WHAT ATTRIBUTES HAVE MADE YOU SUCCESSFUL?

I would say curiosity – the desire to understand what is happening and why. To me, doing science is like solving puzzles, getting a right detail here and a right detail there, doing a lot of unconnected work, then suddenly seeing a bigger picture. I also love to tell the story behind my research – so I put a lot of effort into writing papers and creating images. I want my readers to understand the physics of the process easily.

WHAT ARE YOUR PROUDEST CAREER ACHIEVEMENTS SO FAR?

I am happiest when I discover something unexpected. For instance, when I conduct research about a particular flooding event, then realise that it happened because of a very small disturbance in the atmosphere and that disturbance was linked to a particular cloud, and that cloud to a wind blowing over a mountain range 200km away. It is these little discoveries that I am most proud of. My main goals for the future would not be to achieve something specific, but rather to keep learning, keep doing research and to stay curious and thrilled by science!

JADRANKA’S TOP TIPS

01 Follow your own path and try to discover what interests you. Once you have done that, start to pursue it one step at a time and accept that your interests might change over time.

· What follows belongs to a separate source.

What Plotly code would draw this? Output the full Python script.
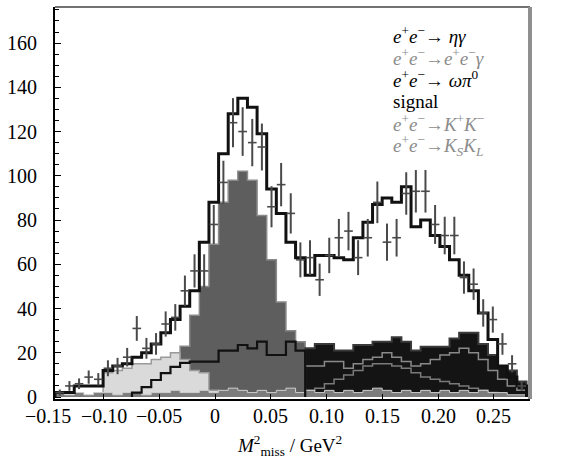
import plotly.graph_objects as go

# ---- data ----
x_start = -0.1435
bin_width = 0.00863
n_bins = 49

total_mc = [2, 2, 5, 5, 5, 12, 14, 15, 18, 20, 24, 29, 35, 41, 48, 70, 88, 110, 128, 135,
            131, 119, 94, 83, 70, 63, 55, 64, 64, 63, 62, 72, 79, 87, 90, 88, 95, 77, 80, 73,
            68, 62, 55, 48, 38, 26, 14, 9, 5]
data_counts = [2, 5, 6, 9, 8, 13, 14, 18, 31, 22, 24, 33, 36, 48, 57, 57, 78, 97, 124, 120,
               115, 113, 86, 96, 83, 62, 63, 53, 64, 72, 75, 63, 72, 88, 70, 72, 92, 93, 93, 78,
               73, 73, 54, 51, 38, 35, 24, 15, 5]
data_err = [1.4, 2.2, 2.4, 3.0, 2.8, 3.6, 3.7, 4.2, 5.6, 4.7, 4.9, 5.7, 6.0, 6.9, 7.5, 7.5, 8.8, 9.8, 11.1, 11.0,
            10.7, 10.6, 9.3, 9.8, 9.1, 7.9, 7.9, 7.3, 8.0, 8.5, 8.7, 7.9, 8.5, 9.4, 8.4, 8.5, 9.6, 9.6, 9.6, 8.8,
            8.5, 8.5, 7.3, 7.1, 6.2, 5.9, 4.9, 3.9, 2.2]
eta_gamma = [0, 0, 0, 0, 0, 0, 0, 0, 0, 0, 0, 0, 0, 23, 37, 50, 69, 88, 98, 102,
             98, 82, 62, 43, 30, 25, 16, 12, 8, 0, 0, 0, 0, 0, 0, 0, 0, 0, 0, 0,
             0, 0, 0, 0, 0, 0, 0, 0, 0]
ee_gamma = [0, 0, 0, 0, 0, 11, 12, 13, 15, 15, 17, 18, 20, 17, 12, 11, 3, 2, 0, 0,
            0, 0, 0, 0, 0, 0, 0, 0, 0, 0, 0, 0, 0, 0, 0, 0, 0, 0, 0, 0,
            0, 0, 0, 0, 0, 0, 0, 0, 0]
omega_pi0 = [0, 0, 0, 0, 0, 0, 0, 0, 2, 4.5, 7.7, 10.8, 13.6, 15.4, 16, 16, 16, 21, 21, 23.5,
             22, 25, 19, 19, 25, 21, 0, 0, 0, 0, 0, 0, 0, 0, 0, 0, 0, 0, 0, 0,
             0, 0, 0, 0, 0, 0, 0, 0, 0]
kaons_top = [0, 0, 0, 0, 0, 0, 0, 0, 0, 0, 0, 0, 0, 0, 0, 0, 0, 0, 0, 0,
             0, 0, 0, 0, 0, 0, 22, 24, 24, 21, 21, 23.5, 23.5, 25, 25, 27, 25, 21, 22.7, 22.7,
             22.7, 26.5, 29, 29, 24, 19, 14, 12, 7]
kpkm = [0, 0, 0, 0, 0, 0, 0, 0, 0, 0, 0, 0, 0, 0, 0, 0, 0, 0, 0, 0,
        0, 0, 0, 0, 0, 0, 14, 14, 16, 16, 13, 15, 17, 18, 20, 18, 16, 14, 15, 17,
        19, 20, 22, 20, 17, 12, 8, 5, 3]
kskl = [0, 0, 0, 0, 0, 0, 0, 0, 0, 0, 0, 0, 0, 0, 0, 0, 0, 0, 0, 0,
        0, 0, 0, 0, 0, 0, 3, 4, 6, 8, 10, 12, 14, 15, 15, 14, 13, 11, 9, 8,
        7, 6, 5, 4, 3, 2, 0, 0, 0]
baseline_band = [2, 1, 2, 1, 2, 2, 1, 2, 2, 1, 2, 2, 3, 2, 2, 3, 2, 3, 4, 3,
                 2, 3, 2, 3, 4, 2, 3, 2, 3, 2, 3, 2, 3, 4, 3, 2, 3, 2, 3, 2,
                 3, 2, 3, 2, 3, 2, 2, 1, 1]

x_tick_vals = [-0.15, -0.10, -0.05, 0.0, 0.05, 0.10, 0.15, 0.20, 0.25]
x_tick_text = ["\u22120.15", "\u22120.10", "\u22120.05", "0", "0.05", "0.10", "0.15", "0.20", "0.25"]
y_tick_vals = [0, 20, 40, 60, 80, 100, 120, 140, 160]

legend_lines = [
    ("<i>e</i><sup>+</sup><i>e</i><sup>\u2212</sup>\u2192 <i>\u03b7\u03b3</i>", "black"),
    ("<i>e</i><sup>+</sup><i>e</i><sup>\u2212</sup>\u2192<i>e</i><sup>+</sup><i>e</i><sup>\u2212</sup><i>\u03b3</i>", "#8c8c8c"),
    ("<i>e</i><sup>+</sup><i>e</i><sup>\u2212</sup>\u2192 <i>\u03c9\u03c0</i><sup>0</sup>", "black"),
    ("signal", "black"),
    ("<i>e</i><sup>+</sup><i>e</i><sup>\u2212</sup>\u2192<i>K</i><sup>+</sup><i>K</i><sup>\u2212</sup>", "#8c8c8c"),
    ("<i>e</i><sup>+</sup><i>e</i><sup>\u2212</sup>\u2192<i>K</i><sub><i>S</i></sub><i>K</i><sub><i>L</i></sub>", "#8c8c8c"),
]

X_RANGE = [-0.1435, 0.2825]
Y_RANGE = [-0.9, 176.3]
FONT = "Liberation Serif"

edges = [x_start + i * bin_width for i in range(n_bins + 1)]
centers = [x_start + (i + 0.5) * bin_width for i in range(n_bins)]


def step_xy(vals, trim=False):
    lo, hi = 0, len(vals)
    if trim:
        nz = [i for i, v in enumerate(vals) if v > 0]
        lo, hi = nz[0], nz[-1] + 1
    xs = [edges[lo]]
    ys = [0]
    for i in range(lo, hi):
        xs.append(edges[i])
        ys.append(vals[i])
    xs.append(edges[hi])
    ys.append(vals[hi - 1])
    xs.append(edges[hi])
    ys.append(0)
    return xs, ys


fig = go.Figure()


def add_hist(vals, fill=None, line_color="black", width=1.5, trim=True):
    xs, ys = step_xy(vals, trim=trim)
    fig.add_trace(go.Scatter(
        x=xs, y=ys, mode="lines", line=dict(shape="hv", color=line_color, width=width),
        fill="tozeroy" if fill else None, fillcolor=fill, hoverinfo="skip", showlegend=False))


add_hist(eta_gamma, fill="#5e5e5e", line_color="#8a8a8a", width=1.5)
add_hist(ee_gamma, fill="#dadada", line_color="#9a9a9a", width=1.5)
add_hist(kaons_top, fill="#141414", line_color="#3a3a3a", width=2)
add_hist(kpkm, line_color="#8a8a8a", width=1.5)
add_hist(kskl, line_color="#7a7a7a", width=1.5)
add_hist(baseline_band, fill="#7c7c7c", line_color="#cfcfcf", width=1)
add_hist(omega_pi0, line_color="#111111", width=2.2)
add_hist(total_mc, line_color="#111111", width=3)

fig.add_trace(go.Scatter(
    x=centers, y=data_counts, mode="markers",
    marker=dict(size=1, color="#444444"),
    error_y=dict(type="data", array=data_err, color="#4a4a4a", thickness=2, width=0),
    error_x=dict(type="constant", value=bin_width * 0.45, color="#4a4a4a", thickness=1.6, width=0),
    hoverinfo="skip", showlegend=False))

annotations = []
span = X_RANGE[1] - X_RANGE[0]
for v, t in zip(x_tick_vals, x_tick_text):
    annotations.append(dict(
        x=(v - X_RANGE[0]) / span, y=0, xref="paper", yref="paper",
        text=t, showarrow=False, xanchor="center", yanchor="top", yshift=-4,
        font=dict(family=FONT, size=20, color="black")))

annotations.append(dict(
    x=0.494, y=-0.118, xref="paper", yref="paper",
    text="<i>M</i><sup>2</sup><sub>miss</sub> / GeV<sup>2</sup>",
    showarrow=False, xanchor="center", yanchor="middle",
    font=dict(family=FONT, size=19, color="black")))

leg_y0 = 35
for i, (txt, col) in enumerate(legend_lines):
    py = leg_y0 + i * 22
    annotations.append(dict(
        x=(391 - 55) / 475, y=(399 - py) / 392, xref="paper", yref="paper",
        text=txt, showarrow=False, xanchor="left", yanchor="middle",
        font=dict(family=FONT, size=19, color=col)))

fig.update_layout(
    width=565, height=468,
    margin=dict(l=55, r=35, t=7, b=69),
    paper_bgcolor="white", plot_bgcolor="white",
    annotations=annotations,
    shapes=[
        dict(type="line", xref="paper", yref="paper", x0=0, x1=1, y0=1, y1=1,
             line=dict(color="#444444", width=1.5)),
        dict(type="line", xref="paper", yref="paper", x0=1, x1=1, y0=0, y1=1,
             line=dict(color="#8f8f8f", width=4)),
    ],
)
fig.update_xaxes(
    range=X_RANGE, showgrid=False, zeroline=False, showline=True, linecolor="black", linewidth=2,
    ticks="inside", ticklen=5, tickcolor="black", tickvals=[v for v in x_tick_vals if v > X_RANGE[0]],
    showticklabels=False)
fig.update_yaxes(
    range=Y_RANGE, showgrid=False, zeroline=False, showline=True, linecolor="black", linewidth=2,
    ticks="inside", ticklen=6, tickcolor="black", tickvals=y_tick_vals,
    minor=dict(ticks="inside", ticklen=4, dtick=5, tickcolor="black"),
    ticklabelstandoff=12, tickfont=dict(family=FONT, size=20, color="black"))

fig.write_html(
    "out.html",
    config={"displayModeBar": False},
    post_script="document.body.style.margin='0';document.body.style.overflow='hidden';")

02 When conducting research, ensure that you focus on the process and not the goal – enjoy what you are doing and try to retain your curiosity; working to find the next answer will stand you in good stead throughout your career.

03 Never be afraid of getting it wrong! Be mindful of the possibility that you could come to a conclusion that will challenge previous conclusions – that is all part of the process.